L'associazione di categoria è costretta a fare i conti con un gigantesco vicino di casa irsuto, non di bell'aspetto, con una scarsa propensione all'igiene e al giardinaggio e uso a organizzare party con topi, scarafaggi ed altra fauna di discutibile lignaggio. Al danno si aggiunge la beffa. Perché questo vicino avrebbe anche ricevuto lo sfratto nel 2007. Al suo posto sarebbe dovuto arrivare una gentile, gradevole e socievole famiglia allargata. Ma di andarsene, lo sfacelo dell'ex Ticosa non ci pensa proprio. Perché nessuno sembra aver intenzione di cacciarlo via. La colpa è del padrone di casa: il comune di Como. L'unico atto concreto compiuto per il recupero dell'area, dopo la demolizione a suon di fuochi di artificio, è stata l'affissione degli ormai celebri manifesti con la dizione «impegno mantenuto».

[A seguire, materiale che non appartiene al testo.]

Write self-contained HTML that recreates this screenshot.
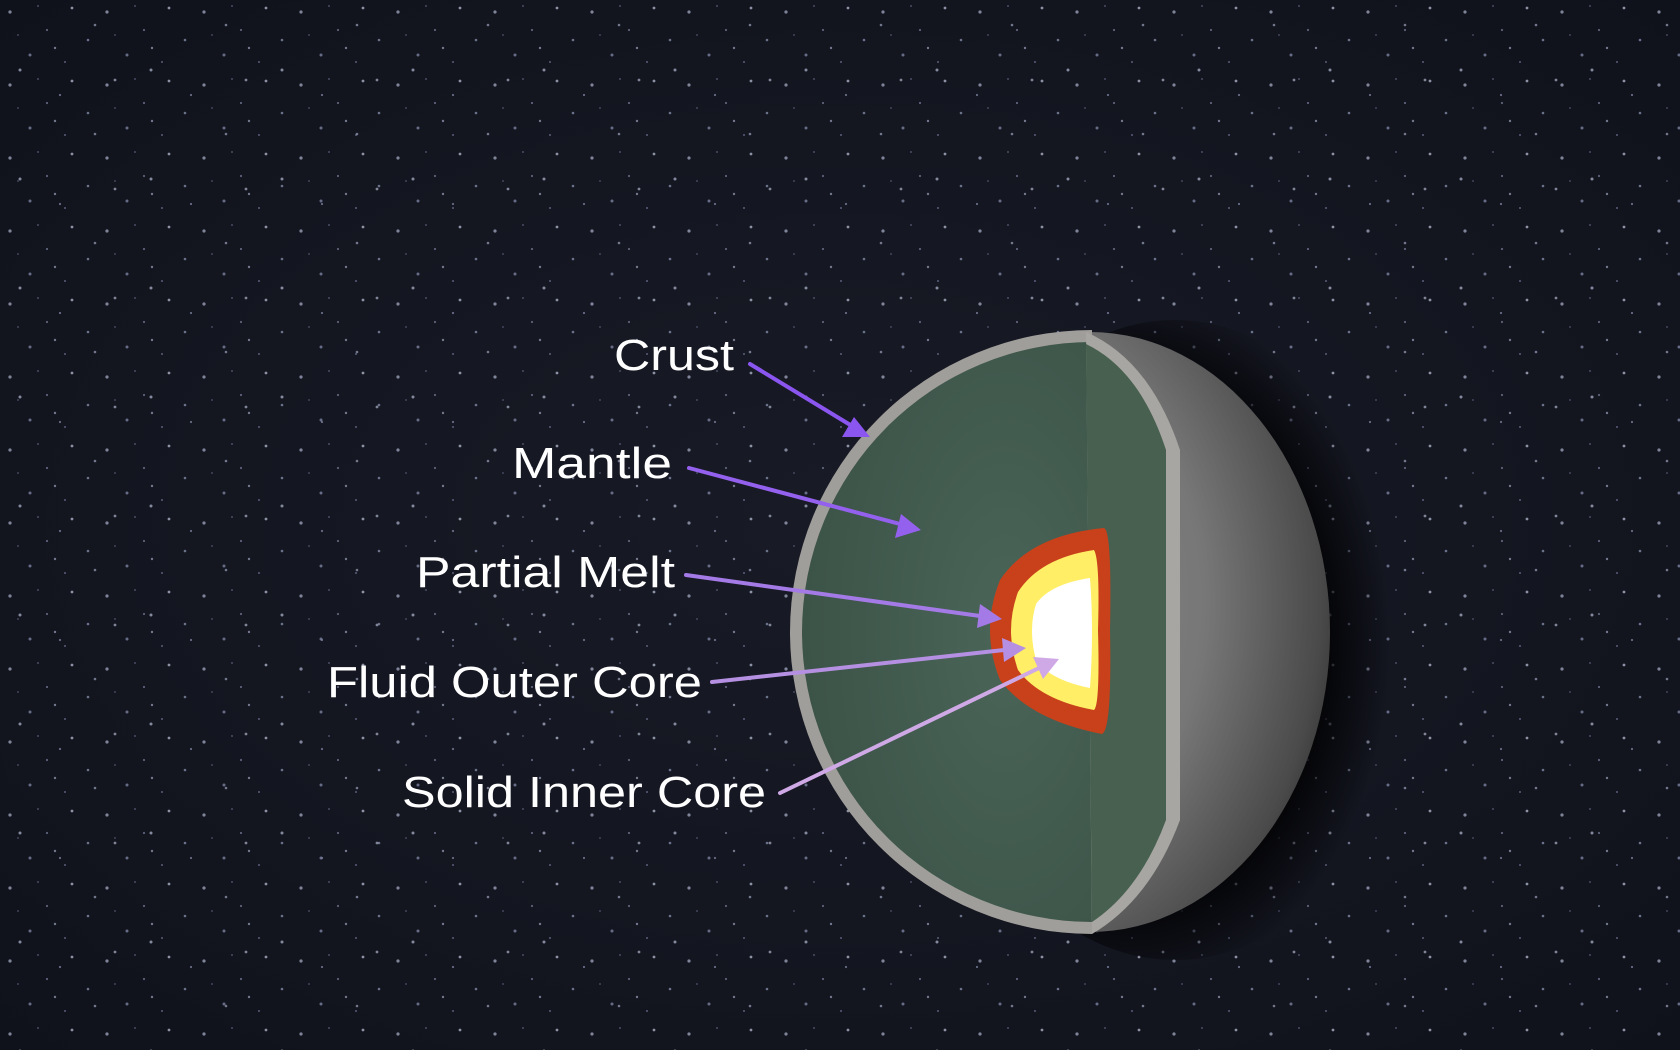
<!DOCTYPE html>
<html><head><meta charset="utf-8"><style>
html,body{margin:0;padding:0;width:1680px;height:1050px;overflow:hidden;background:#121420}
svg{display:block}
text{font-family:"Liberation Sans",sans-serif;fill:#fff;font-size:44px}
</style></head><body>
<svg width="1680" height="1050" viewBox="0 0 1680 1050">
<defs>
<radialGradient id="bg" cx="0.5" cy="0.5" r="0.7">
<stop offset="0" stop-color="#181a26"/><stop offset="1" stop-color="#10121b"/></radialGradient>
<radialGradient id="gray" cx="0.3" cy="0.45" r="0.8">
<stop offset="0" stop-color="#8c8c8c"/><stop offset="0.55" stop-color="#777"/><stop offset="0.85" stop-color="#4a4a4a"/><stop offset="1" stop-color="#222"/></radialGradient>
<radialGradient id="green" cx="0.7" cy="0.5" r="0.8">
<stop offset="0" stop-color="#4a6558"/><stop offset="1" stop-color="#3a5045"/></radialGradient>
<radialGradient id="shadow" cx="0.4" cy="0.5" r="0.55">
<stop offset="0.7" stop-color="#000" stop-opacity="0.95"/><stop offset="1" stop-color="#000" stop-opacity="0"/></radialGradient>
<pattern id="stars" width="97" height="73" patternUnits="userSpaceOnUse">
<circle cx="10" cy="12" r="1.6" fill="#9aa0b8"/><circle cx="47" cy="30" r="1.1" fill="#6f7590"/>
<circle cx="72" cy="8" r="1.4" fill="#aab0c5"/><circle cx="30" cy="55" r="1.5" fill="#7c82a0"/>
<circle cx="65" cy="62" r="1" fill="#6a7090"/><circle cx="88" cy="40" r="1.3" fill="#8088a5"/>
<circle cx="18" cy="35" r="0.9" fill="#5d6380"/><circle cx="55" cy="48" r="1.2" fill="#8a90a8"/>
<circle cx="38" cy="6" r="0.9" fill="#6a7090"/>
</pattern>
<pattern id="stars2" width="131" height="109" patternUnits="userSpaceOnUse">
<circle cx="20" cy="70" r="1.5" fill="#a0a6bd"/><circle cx="95" cy="25" r="1.3" fill="#8a90a8"/>
<circle cx="60" cy="95" r="1.1" fill="#7c82a0"/><circle cx="115" cy="80" r="1.4" fill="#9aa0b5"/>
</pattern>
</defs>
<rect width="1680" height="1050" fill="url(#bg)"/>
<rect width="1680" height="1050" fill="url(#stars)" opacity="0.8"/>
<rect width="1680" height="1050" fill="url(#stars2)" opacity="0.8"/>
<!-- shadow -->
<ellipse cx="1175" cy="640" rx="240" ry="320" fill="url(#shadow)"/>
<!-- gray hemisphere -->
<ellipse cx="1090" cy="632" rx="240" ry="300" fill="url(#gray)"/>
<!-- crust outline of cut face -->
<path d="M1092 330 A302 302 0 0 0 1092 934 Z" fill="#a09e9a"/>
<path d="M1092 342 A290 290 0 0 0 1092 922 Z" fill="url(#green)"/>
<!-- strip -->
<path d="M1086 332 Q1150 360 1180 450 L1180 820 Q1150 900 1092 934 Z" fill="#a8a6a2"/>
<path d="M1086 344 Q1140 370 1166 450 L1166 820 Q1140 890 1092 922 Z" fill="#48604f"/>
<!-- core -->
<path d="M1104 528 Q1112 530 1110 630 Q1112 730 1102 734 Q1030 720 1000 680 Q980 630 1000 580 Q1030 535 1104 528 Z" fill="#c9411a"/>
<path d="M1094 550 Q1100 560 1098 630 Q1100 705 1094 710 Q1040 700 1018 670 Q1004 630 1018 592 Q1040 558 1094 550 Z" fill="#ffee66"/>
<path d="M1090 578 Q1094 630 1090 688 Q1050 680 1036 660 Q1028 630 1036 604 Q1050 584 1090 578 Z" fill="#ffffff"/>
<!-- arrows -->
<g stroke-width="4" stroke-linecap="round">
<line x1="750" y1="364" x2="852" y2="426" stroke="#8b55f0"/>
<polygon points="870,437 842,437 854,417" fill="#8b55f0"/>
<line x1="689" y1="468" x2="900" y2="524" stroke="#9460ee"/>
<polygon points="921,530 895,538 901,514" fill="#9460ee"/>
<line x1="686" y1="575" x2="980" y2="616" stroke="#a47ae6"/>
<polygon points="1002,619 977,628 980,604" fill="#a47ae6"/>
<line x1="712" y1="682" x2="1004" y2="650" stroke="#b590e2"/>
<polygon points="1026,648 1004,662 1002,638" fill="#b590e2"/>
<line x1="780" y1="793" x2="1039" y2="668" stroke="#cfa8e6"/>
<polygon points="1059,659 1043,679 1033,657" fill="#cfa8e6"/>
</g>
<text x="614" y="370" textLength="120" lengthAdjust="spacingAndGlyphs">Crust</text>
<text x="512" y="478" textLength="160" lengthAdjust="spacingAndGlyphs">Mantle</text>
<text x="416" y="587" textLength="259" lengthAdjust="spacingAndGlyphs">Partial Melt</text>
<text x="327" y="697" textLength="375" lengthAdjust="spacingAndGlyphs">Fluid Outer Core</text>
<text x="402" y="807" textLength="364" lengthAdjust="spacingAndGlyphs">Solid Inner Core</text>
</svg>
</body></html>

Sulla carta, insomma, il recupero dell'area c'è stato. Ma come insegna il calcio, che vince sulla carta spesso cade sul campo. Ed è esattamente ciò che è successo al sindaco Stefano Bruni nella vicenda Ticosa. Una caduta fragorosa. Perché, ancora una volta, l'ex tintostamperia è stata il simbolo del fallimento. Del fallimento di una politica incapace di dare risposte alla comunità. Il recupero dell'ex Ticosa era l'obiettivo del primo mandato del sindaco Bruni. Siamo a pochi mesi dal termine del secondo.
Dal flop dell'ex tintostamperia, l'amministrazione comunale non ne ha più imbroccata una. La maggioranza si è sfarinata, l'opposizione non brilla per attivismo al di là delle estemporanee sortite di "Rasputin" Rapinese e di qualche iniziativa concreta ma isolata di volenterosi. E la Ticosa, incompiuta e in balia del degrado ribadisce con forza ancora maggiore la sua valenza simbolica. Il degrado è anche amministrativo. Il senso di incompiutezza, impotenza e declino si estende come una cappa sull'intera città. La reazione di Confartigianato sullo sgradevole vicino di casa interpreta anche la crisi del rapporto tra le categorie e la politica cittadina. Nel suo piccolo è qualcosa di non dissimile dalla clamorosa presa di posizione di imprenditori, banche e sindacati nazionali che chiedono alla politica un forte atto di discontinuità per evitare il baratro.
Ecco, a Como, un forte atto di discontinuità sarebbe quello di rimuovere il simbolo. Trovare una soluzione, una qualsiasi, con il solo requisito della dignità, per cancellare davvero e per sempre l'emblema della Ticosa con il suo forte carico di negatività ormai comprovato nei decenni. Magari segnerebbe l'avvio di un'inversione di tendenza rispetto al piano inclinato su cui Como continua a scivolare.
Ma non potrà essere questa amministrazione crepuscolare, divisa, ripiegata sul particulare e impotente a imprimere la svolta.